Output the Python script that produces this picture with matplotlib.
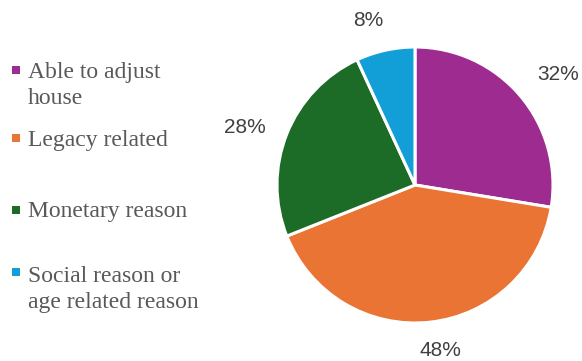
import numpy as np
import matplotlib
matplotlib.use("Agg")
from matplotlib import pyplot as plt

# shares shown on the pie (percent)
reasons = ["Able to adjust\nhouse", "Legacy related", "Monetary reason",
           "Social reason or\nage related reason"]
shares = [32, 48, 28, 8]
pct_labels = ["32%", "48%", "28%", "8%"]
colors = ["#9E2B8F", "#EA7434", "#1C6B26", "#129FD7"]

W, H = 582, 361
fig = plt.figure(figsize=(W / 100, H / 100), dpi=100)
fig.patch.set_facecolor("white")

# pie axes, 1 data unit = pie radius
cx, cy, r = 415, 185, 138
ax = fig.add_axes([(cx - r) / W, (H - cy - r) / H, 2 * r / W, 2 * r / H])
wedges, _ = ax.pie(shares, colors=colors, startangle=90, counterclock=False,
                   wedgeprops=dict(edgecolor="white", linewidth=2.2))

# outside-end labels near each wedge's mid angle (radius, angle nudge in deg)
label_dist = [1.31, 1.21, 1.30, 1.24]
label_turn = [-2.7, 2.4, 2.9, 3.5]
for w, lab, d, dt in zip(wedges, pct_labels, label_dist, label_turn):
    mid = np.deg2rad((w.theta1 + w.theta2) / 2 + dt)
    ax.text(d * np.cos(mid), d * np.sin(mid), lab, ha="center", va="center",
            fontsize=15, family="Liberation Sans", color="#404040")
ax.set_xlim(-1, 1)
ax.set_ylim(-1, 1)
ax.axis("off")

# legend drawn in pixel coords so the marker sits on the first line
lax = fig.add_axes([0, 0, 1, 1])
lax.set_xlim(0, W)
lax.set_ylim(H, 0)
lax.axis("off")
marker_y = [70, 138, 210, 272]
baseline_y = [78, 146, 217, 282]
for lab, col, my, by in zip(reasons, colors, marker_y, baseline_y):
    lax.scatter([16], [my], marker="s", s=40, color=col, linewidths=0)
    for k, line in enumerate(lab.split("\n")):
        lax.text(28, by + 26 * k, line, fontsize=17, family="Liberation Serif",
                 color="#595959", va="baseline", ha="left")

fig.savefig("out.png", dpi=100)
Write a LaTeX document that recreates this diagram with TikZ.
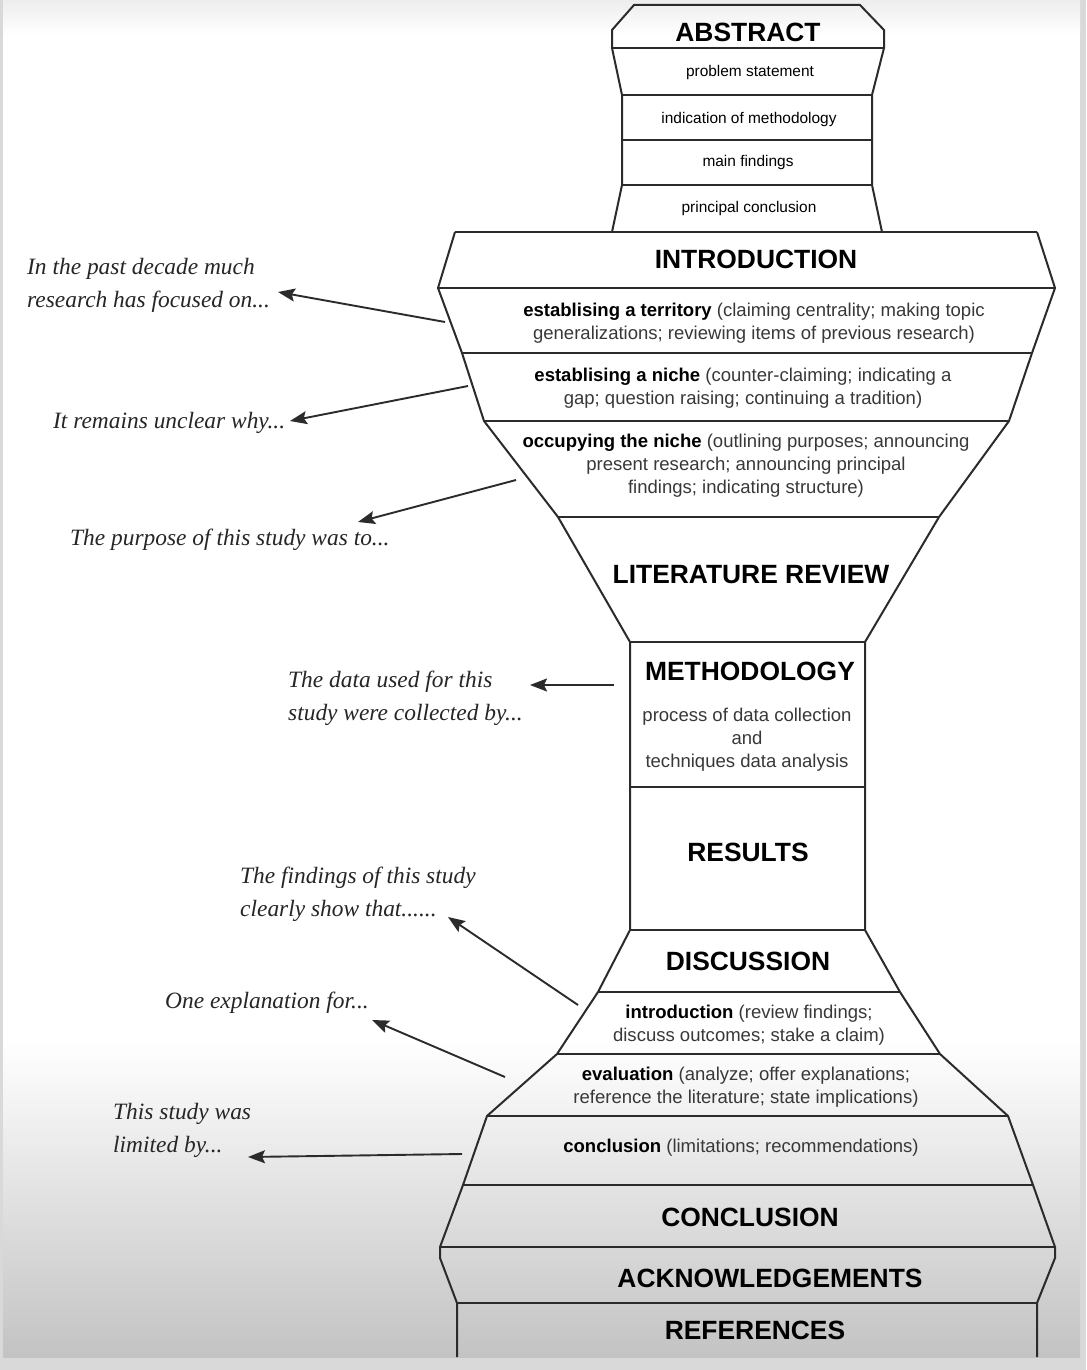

**REQUIREMENT**
Write out again every line above exactly as given; the pictures do not belong in the copy.

**OUTPUT OF THE EXERCISE**
Output the Python script that produces this picture with matplotlib.
import numpy as np
import matplotlib
matplotlib.use("Agg")
from matplotlib import pyplot as plt

# shares shown on the pie (percent)
reasons = ["Able to adjust\nhouse", "Legacy related", "Monetary reason",
           "Social reason or\nage related reason"]
shares = [32, 48, 28, 8]
pct_labels = ["32%", "48%", "28%", "8%"]
colors = ["#9E2B8F", "#EA7434", "#1C6B26", "#129FD7"]

W, H = 582, 361
fig = plt.figure(figsize=(W / 100, H / 100), dpi=100)
fig.patch.set_facecolor("white")

# pie axes, 1 data unit = pie radius
cx, cy, r = 415, 185, 138
ax = fig.add_axes([(cx - r) / W, (H - cy - r) / H, 2 * r / W, 2 * r / H])
wedges, _ = ax.pie(shares, colors=colors, startangle=90, counterclock=False,
                   wedgeprops=dict(edgecolor="white", linewidth=2.2))

# outside-end labels near each wedge's mid angle (radius, angle nudge in deg)
label_dist = [1.31, 1.21, 1.30, 1.24]
label_turn = [-2.7, 2.4, 2.9, 3.5]
for w, lab, d, dt in zip(wedges, pct_labels, label_dist, label_turn):
    mid = np.deg2rad((w.theta1 + w.theta2) / 2 + dt)
    ax.text(d * np.cos(mid), d * np.sin(mid), lab, ha="center", va="center",
            fontsize=15, family="Liberation Sans", color="#404040")
ax.set_xlim(-1, 1)
ax.set_ylim(-1, 1)
ax.axis("off")

# legend drawn in pixel coords so the marker sits on the first line
lax = fig.add_axes([0, 0, 1, 1])
lax.set_xlim(0, W)
lax.set_ylim(H, 0)
lax.axis("off")
marker_y = [70, 138, 210, 272]
baseline_y = [78, 146, 217, 282]
for lab, col, my, by in zip(reasons, colors, marker_y, baseline_y):
    lax.scatter([16], [my], marker="s", s=40, color=col, linewidths=0)
    for k, line in enumerate(lab.split("\n")):
        lax.text(28, by + 26 * k, line, fontsize=17, family="Liberation Serif",
                 color="#595959", va="baseline", ha="left")

fig.savefig("out.png", dpi=100)
Write a LaTeX document that recreates this diagram with TikZ.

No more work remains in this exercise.